The Mysterious Town Hall Fire of 1874

 

Greenwich Town Hall

At one time, the Greenwich Town Hall was located at the corner of Maple Street and the Boston Post Road – where the Soldiers’ Monument is now located across from the Second Congregational Church. It was built around 1760, and some thought it should have been more centrally located. It was paid for by a tax on livestock at “one penny on the pound”.   Greenwich was still a farming community, so it had that “country feel”.  Horseneck (central Greenwich) had yet to become a major business center.  During the Revolutionary War, it was used as a guardhouse for the Greenwich Artillery Company.  In 1779, it was burned during General Tryon’s Raid, and was not rebuilt until 1836. This was because public (Town) meetings had been held in the Second Congregational Church, and the movement to separate church and state was gaining public support.

Soldier's Monument

Greenwich Business Center

Old Greenwich (or Sound Beach) was considered the first business center. Then, the Upper Landing in Cos Cob became the center of trade.  Boats loaded with local goods departed the docks near Palmer’s Hill, and sailed to markets in New York,  Long  Island and the Connecticut coast.  Central Greenwich was not an important business center as it is today.   When Town Meetings started to be held in central Greenwich, the center shifted to Horseneck.   The “Townhouse”, as it was called, began to increase in importance as a civic center.  A ladies’ Benevolent Society used it for an annual fair, and occassionally an acting company would use the space to perform a play.  That’s not to say there was no official business; judges and justices of the peace used the space for trials, and there was a lockup in the basement. Students from Greenwich Academy (next door) would hang out on its large stone steps.  It was also used for voting.  At the start of the Civil War, it became a center for departing and returning soldiers.

Town Hall Fire

On October 15, 1874, the Town Hall burned to the ground.  It started under a wooden sill, where an old coat saturated with oil and covered with wood shavings was found on the west side of the building.  The fire was obviously a case of arson. There were initially no suspects.  It took seventeen years to solve this mystery.  An anonymous letter was received by one of the Town’s Constables, which helped crack the case.

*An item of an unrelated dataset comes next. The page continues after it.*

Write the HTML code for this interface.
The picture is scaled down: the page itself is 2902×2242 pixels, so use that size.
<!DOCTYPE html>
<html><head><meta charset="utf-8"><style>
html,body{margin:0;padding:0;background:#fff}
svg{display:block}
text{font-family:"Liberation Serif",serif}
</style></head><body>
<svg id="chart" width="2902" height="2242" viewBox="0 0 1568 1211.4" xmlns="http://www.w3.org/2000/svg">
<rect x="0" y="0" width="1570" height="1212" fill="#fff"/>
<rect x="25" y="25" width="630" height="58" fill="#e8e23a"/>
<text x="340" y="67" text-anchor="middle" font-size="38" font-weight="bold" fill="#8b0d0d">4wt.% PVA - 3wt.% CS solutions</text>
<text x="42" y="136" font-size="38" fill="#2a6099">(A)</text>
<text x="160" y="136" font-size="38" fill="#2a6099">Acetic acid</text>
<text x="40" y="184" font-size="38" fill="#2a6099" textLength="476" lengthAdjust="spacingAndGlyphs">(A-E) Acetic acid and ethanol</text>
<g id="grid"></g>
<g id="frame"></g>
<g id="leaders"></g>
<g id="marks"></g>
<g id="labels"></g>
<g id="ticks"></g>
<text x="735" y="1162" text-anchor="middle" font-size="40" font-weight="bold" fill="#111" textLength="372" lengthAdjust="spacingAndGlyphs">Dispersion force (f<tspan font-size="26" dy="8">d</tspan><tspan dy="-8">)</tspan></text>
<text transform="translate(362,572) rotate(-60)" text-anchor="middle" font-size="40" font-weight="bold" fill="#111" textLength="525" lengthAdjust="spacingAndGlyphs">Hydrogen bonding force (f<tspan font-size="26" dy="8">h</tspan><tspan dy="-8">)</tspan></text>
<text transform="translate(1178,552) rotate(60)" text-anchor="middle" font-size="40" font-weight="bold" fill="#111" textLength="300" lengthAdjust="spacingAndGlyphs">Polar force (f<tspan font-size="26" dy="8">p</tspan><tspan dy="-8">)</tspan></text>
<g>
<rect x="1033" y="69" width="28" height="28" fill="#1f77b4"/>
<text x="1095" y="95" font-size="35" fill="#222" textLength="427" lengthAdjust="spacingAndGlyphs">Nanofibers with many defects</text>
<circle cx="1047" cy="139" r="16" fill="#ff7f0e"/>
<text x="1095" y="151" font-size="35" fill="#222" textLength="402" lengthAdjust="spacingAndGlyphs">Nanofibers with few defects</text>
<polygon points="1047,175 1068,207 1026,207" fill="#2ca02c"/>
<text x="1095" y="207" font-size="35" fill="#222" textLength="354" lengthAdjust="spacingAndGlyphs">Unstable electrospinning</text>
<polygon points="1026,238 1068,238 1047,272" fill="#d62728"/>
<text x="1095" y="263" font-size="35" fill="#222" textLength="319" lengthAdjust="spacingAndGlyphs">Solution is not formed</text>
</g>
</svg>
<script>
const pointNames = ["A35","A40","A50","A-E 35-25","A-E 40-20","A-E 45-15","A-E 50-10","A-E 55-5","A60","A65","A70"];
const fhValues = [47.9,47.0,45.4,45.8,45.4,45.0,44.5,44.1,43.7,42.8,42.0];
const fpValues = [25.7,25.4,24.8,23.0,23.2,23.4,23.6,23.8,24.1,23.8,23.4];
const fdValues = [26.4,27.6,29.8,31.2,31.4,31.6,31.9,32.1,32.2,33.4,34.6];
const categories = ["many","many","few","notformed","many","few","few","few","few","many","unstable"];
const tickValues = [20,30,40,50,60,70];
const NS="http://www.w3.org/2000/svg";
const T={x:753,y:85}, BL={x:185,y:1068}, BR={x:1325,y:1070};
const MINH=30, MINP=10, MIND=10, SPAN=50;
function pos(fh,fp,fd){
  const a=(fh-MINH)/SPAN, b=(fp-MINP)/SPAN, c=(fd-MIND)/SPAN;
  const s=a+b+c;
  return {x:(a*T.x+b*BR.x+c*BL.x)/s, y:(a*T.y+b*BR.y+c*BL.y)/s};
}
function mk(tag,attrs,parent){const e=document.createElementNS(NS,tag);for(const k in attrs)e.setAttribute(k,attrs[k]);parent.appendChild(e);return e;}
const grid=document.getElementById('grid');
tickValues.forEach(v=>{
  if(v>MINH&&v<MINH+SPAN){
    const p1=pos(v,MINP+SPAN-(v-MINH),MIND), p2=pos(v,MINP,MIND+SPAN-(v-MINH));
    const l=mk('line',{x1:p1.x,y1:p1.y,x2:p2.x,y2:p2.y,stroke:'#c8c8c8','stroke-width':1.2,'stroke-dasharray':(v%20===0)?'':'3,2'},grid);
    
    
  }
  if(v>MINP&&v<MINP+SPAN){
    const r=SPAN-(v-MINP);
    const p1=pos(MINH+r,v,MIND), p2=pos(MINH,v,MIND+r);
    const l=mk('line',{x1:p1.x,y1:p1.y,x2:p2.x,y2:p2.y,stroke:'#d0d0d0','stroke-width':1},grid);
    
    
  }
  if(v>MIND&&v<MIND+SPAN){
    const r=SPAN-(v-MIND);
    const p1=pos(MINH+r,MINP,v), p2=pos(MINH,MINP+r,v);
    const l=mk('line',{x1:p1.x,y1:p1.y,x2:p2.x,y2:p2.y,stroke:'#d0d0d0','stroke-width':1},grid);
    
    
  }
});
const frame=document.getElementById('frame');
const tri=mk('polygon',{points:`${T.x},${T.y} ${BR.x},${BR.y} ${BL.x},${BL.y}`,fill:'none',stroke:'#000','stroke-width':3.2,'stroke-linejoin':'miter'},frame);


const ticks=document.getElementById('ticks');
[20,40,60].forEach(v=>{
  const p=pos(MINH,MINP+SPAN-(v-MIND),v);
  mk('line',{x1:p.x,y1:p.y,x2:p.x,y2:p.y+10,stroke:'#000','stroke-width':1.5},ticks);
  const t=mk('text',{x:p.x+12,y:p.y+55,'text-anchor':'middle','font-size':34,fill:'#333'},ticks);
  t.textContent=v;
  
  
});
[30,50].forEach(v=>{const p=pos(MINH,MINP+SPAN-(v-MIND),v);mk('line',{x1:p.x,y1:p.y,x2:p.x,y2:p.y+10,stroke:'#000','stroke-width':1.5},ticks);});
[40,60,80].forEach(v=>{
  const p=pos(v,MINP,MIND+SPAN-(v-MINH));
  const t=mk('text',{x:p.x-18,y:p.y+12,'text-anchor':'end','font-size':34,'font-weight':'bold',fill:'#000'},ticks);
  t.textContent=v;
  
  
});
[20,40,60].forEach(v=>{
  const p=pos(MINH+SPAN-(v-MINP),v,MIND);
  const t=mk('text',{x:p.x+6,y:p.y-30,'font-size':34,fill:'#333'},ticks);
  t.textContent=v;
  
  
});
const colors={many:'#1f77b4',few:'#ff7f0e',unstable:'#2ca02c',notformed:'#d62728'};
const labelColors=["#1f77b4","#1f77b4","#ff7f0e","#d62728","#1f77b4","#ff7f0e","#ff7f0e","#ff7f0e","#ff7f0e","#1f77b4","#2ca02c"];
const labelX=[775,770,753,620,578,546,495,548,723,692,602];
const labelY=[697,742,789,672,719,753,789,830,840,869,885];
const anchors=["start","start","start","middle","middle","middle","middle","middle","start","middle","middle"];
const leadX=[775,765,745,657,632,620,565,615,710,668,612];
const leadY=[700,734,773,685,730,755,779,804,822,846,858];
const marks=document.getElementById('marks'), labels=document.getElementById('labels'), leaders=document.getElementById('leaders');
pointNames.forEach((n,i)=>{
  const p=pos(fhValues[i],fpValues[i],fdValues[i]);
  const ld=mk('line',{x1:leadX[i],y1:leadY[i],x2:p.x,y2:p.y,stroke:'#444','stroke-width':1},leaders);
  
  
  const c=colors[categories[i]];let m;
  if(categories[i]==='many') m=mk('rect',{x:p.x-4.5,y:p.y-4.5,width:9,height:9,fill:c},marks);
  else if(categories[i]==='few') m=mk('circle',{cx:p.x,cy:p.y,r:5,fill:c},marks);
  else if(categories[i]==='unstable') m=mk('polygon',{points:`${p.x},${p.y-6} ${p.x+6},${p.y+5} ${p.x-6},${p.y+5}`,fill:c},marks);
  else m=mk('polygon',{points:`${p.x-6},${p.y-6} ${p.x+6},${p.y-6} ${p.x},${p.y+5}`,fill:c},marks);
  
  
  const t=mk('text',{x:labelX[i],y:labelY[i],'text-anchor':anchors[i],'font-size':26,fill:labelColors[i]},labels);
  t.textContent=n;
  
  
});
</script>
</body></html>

An itinerant tramp named Allan H. Armitage was the culprit. Armitage was from Ohio, the son of a noted clergyman.  He came from a good family, and had received an excellent education. Unfortunately, he had little money and no ambition.  Arriving in Greenwich in 1874, he lived on a farm and worked for money to pay for cider and tobacco. He was a gambler, and attended all the cock fights in town.

One evening, after getting supper at a farm house near the train station, he walked up Milbank Avenue around 9:30 pm.  He had to wait for several people to pass before walking across the street to the Town Hall.  Even though a group of nurses were located in front of the church, they didn’t notice him because they were busy talking.  Armitage walked across the street, and stood behind Tweed’s fence.  After ten minutes, the fire really flaired up, and its light reflected off the church steeple.  The boy carefully retreated so as not to be seen.  He stayed in Brush Knapp’s barn that night.  Shortly thereafter, he disappeared from Town.

Fire Engine

Suspect Apprehended

No doubt the anonymous letter tipped the Constable off about where the boy was hiding.  He found the boy in jail in one of the middle states, accused of horse stealing.  He claimed he was innocent of the arson.  Armitage died before his horse stealing trial.  A diary was found among his personal effects.  In it he admitted to setting the fire, and provided all the details above.

Fortunately, no one was hurt in the fire.  Armitage claimed no one really cared that the building burned down.  This is hard to believe since such devastation is very costly. There’s also some mystery regarding his untimely death.  Maybe it was payback for being a horse thief.  Chances are we may never know.  This may forever remain a mystery.

SOURCES

Carley, R; Building Greenwich – Architecture and Design, 1640 to Present; Greenwich Historical Society, 2005.

Hubbard, F; Greenwich History: The Judge’s Corner; Round Hill Productions, Greenwich CT, 2000.

Mead, S: Ye Historie of Ye Town of Greenwich; Knickerbocker Press, NY; 1911.